I’ll probably get disagree points, but wanted to share my reaction: I honestly don’t mind the AI’s output. I read it all and think it’s just an elaboration of what you said. The only problem I noticed is it is too long.
Then again, I’m not an amazing writer, and my critical skills aren’t so great for critiquing style. I will admit I rarely use assistance, because I have a tight set of points I want to include, and explaining them all to the AI is almost the same as writing the post itself.
Awesome ideas! These ideas are some of the things missing for LLMs to have economic impact. Companies expected them to just automate certain jobs, but that’s an all or nothing solution that’s never worked historically (until it eventually does, but we’re not there yet).

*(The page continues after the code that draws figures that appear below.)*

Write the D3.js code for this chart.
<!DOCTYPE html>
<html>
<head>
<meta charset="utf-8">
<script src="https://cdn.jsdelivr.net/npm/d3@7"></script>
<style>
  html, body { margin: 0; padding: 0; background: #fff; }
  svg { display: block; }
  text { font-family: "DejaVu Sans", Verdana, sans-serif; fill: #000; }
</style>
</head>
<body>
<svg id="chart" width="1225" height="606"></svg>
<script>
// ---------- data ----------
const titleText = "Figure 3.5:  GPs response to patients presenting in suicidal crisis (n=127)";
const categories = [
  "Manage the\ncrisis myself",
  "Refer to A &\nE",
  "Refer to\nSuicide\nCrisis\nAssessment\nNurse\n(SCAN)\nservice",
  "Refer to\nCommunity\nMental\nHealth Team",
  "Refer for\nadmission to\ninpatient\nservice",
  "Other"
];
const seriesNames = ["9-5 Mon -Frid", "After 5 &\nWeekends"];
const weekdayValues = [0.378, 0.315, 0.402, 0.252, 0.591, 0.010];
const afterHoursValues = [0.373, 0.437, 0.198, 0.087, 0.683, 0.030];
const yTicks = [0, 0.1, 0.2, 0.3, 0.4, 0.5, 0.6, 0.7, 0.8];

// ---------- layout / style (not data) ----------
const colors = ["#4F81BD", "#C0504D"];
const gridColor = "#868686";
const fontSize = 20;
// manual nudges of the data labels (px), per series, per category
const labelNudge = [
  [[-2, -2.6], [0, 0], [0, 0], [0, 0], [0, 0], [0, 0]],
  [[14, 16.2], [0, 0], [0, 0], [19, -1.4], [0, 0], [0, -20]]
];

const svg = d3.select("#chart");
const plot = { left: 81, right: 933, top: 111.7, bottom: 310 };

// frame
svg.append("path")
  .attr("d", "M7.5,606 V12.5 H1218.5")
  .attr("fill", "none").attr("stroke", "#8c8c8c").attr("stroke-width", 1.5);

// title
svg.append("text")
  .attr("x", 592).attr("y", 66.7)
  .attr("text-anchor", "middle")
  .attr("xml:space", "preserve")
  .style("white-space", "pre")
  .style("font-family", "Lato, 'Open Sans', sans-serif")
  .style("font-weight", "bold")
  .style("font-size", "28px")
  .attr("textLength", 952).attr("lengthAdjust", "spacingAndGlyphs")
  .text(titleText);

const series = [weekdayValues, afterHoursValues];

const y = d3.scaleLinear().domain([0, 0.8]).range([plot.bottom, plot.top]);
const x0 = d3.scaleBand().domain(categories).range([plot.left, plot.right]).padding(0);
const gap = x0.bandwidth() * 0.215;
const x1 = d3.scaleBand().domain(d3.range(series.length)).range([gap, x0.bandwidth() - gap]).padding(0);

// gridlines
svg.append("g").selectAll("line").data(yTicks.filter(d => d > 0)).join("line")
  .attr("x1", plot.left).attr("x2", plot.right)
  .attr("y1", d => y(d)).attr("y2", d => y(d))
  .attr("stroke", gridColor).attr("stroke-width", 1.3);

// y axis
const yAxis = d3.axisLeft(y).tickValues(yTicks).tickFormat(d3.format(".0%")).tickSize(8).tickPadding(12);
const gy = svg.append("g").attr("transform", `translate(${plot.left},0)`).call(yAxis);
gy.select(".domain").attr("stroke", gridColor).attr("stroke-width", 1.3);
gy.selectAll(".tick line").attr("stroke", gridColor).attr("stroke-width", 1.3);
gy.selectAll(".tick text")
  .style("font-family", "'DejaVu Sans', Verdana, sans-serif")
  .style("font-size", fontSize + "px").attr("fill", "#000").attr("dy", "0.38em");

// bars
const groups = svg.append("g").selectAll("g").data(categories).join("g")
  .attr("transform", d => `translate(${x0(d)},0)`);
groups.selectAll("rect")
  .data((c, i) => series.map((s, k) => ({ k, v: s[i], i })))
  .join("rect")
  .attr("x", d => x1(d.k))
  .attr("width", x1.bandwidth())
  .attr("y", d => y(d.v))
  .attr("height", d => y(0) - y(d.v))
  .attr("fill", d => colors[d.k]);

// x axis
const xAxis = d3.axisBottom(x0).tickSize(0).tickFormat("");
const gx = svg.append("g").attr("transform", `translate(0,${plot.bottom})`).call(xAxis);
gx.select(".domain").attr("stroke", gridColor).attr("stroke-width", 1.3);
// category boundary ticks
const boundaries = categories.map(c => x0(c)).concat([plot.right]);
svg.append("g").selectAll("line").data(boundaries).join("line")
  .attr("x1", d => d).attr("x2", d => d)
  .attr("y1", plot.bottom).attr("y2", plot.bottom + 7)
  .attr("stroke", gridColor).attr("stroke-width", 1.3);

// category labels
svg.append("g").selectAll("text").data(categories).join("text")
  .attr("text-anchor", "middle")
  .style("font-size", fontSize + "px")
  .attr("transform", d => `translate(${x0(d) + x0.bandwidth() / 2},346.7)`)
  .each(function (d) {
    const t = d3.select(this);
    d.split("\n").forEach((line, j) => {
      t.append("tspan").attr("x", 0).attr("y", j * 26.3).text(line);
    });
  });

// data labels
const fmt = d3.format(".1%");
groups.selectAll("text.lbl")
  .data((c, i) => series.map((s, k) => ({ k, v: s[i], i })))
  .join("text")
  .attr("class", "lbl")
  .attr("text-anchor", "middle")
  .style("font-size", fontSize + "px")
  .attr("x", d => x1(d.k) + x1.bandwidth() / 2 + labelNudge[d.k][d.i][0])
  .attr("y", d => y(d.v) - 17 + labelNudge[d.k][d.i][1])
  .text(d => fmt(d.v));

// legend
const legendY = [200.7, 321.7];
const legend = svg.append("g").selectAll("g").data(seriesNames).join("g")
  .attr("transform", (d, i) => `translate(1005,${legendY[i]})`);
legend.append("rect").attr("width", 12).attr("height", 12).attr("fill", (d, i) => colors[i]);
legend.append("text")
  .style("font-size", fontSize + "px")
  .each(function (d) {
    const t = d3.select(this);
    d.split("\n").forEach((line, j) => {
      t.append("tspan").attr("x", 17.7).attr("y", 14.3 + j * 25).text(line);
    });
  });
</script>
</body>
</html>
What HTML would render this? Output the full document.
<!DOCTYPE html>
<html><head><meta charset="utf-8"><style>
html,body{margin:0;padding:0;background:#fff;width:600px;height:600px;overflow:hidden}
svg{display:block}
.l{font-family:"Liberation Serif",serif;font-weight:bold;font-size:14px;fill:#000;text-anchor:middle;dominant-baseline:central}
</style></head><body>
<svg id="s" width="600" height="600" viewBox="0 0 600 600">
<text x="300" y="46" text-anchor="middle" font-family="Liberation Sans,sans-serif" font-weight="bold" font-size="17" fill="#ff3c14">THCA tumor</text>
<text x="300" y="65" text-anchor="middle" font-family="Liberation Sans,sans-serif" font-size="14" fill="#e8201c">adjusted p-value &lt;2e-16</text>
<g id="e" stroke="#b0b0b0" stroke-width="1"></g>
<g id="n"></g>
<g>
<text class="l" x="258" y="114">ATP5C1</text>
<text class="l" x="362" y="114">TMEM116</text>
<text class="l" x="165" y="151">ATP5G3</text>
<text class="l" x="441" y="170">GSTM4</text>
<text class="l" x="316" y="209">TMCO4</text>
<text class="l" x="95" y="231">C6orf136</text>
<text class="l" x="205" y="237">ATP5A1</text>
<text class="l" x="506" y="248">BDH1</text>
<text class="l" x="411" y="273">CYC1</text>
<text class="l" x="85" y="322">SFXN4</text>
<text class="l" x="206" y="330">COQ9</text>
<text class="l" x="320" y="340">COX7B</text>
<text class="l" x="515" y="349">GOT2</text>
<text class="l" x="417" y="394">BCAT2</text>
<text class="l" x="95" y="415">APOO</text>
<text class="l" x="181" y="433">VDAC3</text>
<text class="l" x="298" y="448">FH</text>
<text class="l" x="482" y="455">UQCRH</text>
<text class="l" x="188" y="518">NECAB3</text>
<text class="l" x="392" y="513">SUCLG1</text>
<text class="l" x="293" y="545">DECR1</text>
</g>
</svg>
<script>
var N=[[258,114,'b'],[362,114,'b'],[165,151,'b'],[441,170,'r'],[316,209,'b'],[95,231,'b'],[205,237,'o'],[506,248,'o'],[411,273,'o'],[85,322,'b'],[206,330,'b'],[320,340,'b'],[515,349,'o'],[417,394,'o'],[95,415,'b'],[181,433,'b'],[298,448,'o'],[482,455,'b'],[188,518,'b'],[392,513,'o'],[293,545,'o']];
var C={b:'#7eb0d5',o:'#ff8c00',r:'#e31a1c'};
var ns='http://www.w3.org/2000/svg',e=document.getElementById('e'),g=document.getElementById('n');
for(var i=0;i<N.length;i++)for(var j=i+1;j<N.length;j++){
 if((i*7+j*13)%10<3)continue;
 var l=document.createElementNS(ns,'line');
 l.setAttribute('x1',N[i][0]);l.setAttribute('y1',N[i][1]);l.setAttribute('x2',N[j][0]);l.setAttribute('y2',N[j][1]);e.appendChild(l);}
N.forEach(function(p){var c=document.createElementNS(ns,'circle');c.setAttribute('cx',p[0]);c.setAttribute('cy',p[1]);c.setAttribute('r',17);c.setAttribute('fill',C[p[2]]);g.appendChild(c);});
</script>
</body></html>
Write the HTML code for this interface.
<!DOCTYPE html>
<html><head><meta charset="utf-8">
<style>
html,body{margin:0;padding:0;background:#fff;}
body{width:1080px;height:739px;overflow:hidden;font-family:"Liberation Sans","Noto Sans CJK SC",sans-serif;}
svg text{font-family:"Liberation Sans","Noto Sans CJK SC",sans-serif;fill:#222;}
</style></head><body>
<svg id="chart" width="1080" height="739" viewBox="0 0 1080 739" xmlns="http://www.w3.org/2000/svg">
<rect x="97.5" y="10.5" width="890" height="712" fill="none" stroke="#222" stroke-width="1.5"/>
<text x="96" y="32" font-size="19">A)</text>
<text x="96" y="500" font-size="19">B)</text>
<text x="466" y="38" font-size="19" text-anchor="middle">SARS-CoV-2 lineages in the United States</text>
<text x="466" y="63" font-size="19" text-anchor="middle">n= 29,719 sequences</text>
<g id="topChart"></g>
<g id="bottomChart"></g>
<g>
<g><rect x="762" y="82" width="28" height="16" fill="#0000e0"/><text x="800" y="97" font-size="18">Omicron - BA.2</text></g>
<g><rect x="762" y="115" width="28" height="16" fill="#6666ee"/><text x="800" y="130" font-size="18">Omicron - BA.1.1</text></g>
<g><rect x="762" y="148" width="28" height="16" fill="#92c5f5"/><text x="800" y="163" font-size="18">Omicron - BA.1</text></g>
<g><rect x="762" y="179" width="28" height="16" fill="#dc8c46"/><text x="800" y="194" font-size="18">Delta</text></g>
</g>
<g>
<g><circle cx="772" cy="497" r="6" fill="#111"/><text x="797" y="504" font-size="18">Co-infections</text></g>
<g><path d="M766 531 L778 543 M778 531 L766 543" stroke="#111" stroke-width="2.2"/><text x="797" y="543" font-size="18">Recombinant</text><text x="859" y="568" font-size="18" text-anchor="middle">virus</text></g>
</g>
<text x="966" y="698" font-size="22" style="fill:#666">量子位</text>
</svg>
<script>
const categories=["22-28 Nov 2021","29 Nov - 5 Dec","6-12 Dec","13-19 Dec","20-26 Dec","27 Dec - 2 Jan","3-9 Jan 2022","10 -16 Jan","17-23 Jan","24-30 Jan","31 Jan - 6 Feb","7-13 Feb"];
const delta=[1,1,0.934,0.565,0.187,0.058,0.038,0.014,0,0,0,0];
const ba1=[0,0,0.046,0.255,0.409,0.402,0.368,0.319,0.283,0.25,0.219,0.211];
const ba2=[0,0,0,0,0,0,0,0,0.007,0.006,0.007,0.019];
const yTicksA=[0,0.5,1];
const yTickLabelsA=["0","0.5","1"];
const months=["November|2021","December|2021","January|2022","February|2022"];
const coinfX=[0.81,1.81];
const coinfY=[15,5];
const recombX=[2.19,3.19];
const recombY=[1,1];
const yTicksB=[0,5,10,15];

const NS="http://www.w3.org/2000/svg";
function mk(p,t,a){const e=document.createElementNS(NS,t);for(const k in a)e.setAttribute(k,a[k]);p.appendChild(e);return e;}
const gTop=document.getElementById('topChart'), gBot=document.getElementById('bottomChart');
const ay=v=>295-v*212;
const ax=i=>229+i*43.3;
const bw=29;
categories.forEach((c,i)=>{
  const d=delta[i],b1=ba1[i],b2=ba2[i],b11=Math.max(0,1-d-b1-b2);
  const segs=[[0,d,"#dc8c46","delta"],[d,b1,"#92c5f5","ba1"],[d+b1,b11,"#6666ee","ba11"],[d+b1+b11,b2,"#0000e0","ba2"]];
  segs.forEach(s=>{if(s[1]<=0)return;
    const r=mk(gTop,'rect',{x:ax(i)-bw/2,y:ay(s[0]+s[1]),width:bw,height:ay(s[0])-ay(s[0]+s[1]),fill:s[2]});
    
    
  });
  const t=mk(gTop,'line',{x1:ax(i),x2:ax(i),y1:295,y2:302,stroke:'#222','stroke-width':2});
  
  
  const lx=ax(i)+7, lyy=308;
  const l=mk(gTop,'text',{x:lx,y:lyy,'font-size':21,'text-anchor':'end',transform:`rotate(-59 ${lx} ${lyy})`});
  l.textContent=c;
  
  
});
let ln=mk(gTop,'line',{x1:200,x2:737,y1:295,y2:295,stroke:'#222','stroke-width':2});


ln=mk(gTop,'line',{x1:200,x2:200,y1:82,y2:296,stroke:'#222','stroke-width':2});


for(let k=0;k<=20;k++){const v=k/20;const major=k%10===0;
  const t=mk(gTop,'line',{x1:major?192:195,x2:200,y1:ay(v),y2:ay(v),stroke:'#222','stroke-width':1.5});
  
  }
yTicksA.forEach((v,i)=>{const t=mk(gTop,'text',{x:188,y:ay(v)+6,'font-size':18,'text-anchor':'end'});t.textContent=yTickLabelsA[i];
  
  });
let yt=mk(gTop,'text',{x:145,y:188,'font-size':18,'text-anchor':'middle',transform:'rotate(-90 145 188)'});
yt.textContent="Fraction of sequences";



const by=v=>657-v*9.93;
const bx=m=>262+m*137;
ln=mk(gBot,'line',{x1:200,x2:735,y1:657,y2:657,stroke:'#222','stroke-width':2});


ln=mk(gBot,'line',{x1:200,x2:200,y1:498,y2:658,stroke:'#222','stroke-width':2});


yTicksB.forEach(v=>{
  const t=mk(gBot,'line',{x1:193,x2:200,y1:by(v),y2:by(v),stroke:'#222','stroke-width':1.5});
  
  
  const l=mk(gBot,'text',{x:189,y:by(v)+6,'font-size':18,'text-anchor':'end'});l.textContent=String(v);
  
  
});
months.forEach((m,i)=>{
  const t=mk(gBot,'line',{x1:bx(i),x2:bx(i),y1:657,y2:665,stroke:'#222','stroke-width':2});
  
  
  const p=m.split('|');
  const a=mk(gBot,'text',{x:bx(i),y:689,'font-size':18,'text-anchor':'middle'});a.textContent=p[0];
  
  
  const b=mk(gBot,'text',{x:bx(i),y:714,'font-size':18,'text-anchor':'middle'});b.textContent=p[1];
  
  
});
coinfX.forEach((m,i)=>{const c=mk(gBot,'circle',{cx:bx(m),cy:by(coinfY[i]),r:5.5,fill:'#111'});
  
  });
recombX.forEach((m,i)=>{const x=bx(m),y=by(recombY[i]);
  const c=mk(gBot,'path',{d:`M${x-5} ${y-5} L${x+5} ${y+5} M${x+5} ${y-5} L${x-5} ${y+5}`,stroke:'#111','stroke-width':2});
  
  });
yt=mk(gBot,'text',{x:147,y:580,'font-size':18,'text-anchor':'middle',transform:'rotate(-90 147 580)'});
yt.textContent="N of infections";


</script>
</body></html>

One idea I thought of when reading Scott Aaronson’s Reading Burden (https://scottaaronson.blog/?p=8217), is that people with interesting opinions and with somewhat of a public presence, have a TON of reading to do, not just to keep up with current events, but to observe people’s reactions and see the trend in ideas in response to events. Perhaps this can be improved with LLMs:
Give the model a collection of your writings and latest opinions. Have it scour online posts and their comments from your favorite sources. Each post + comments section is one input, so we need longer context. Look for opportunities to share your viewpoint. Report whether your viewpoint has already been shared or refuted, or if there are points not considered in your writings. If nothing, save yourself the effort! If something, highlight the important bits.
Might be too many LLM calls depending on the sources, obviously a retrieval stage is in order. Or that bit can be done manually, we seem pretty good at finding handfuls of interesting sounding articles, and do this anyway during procrastination.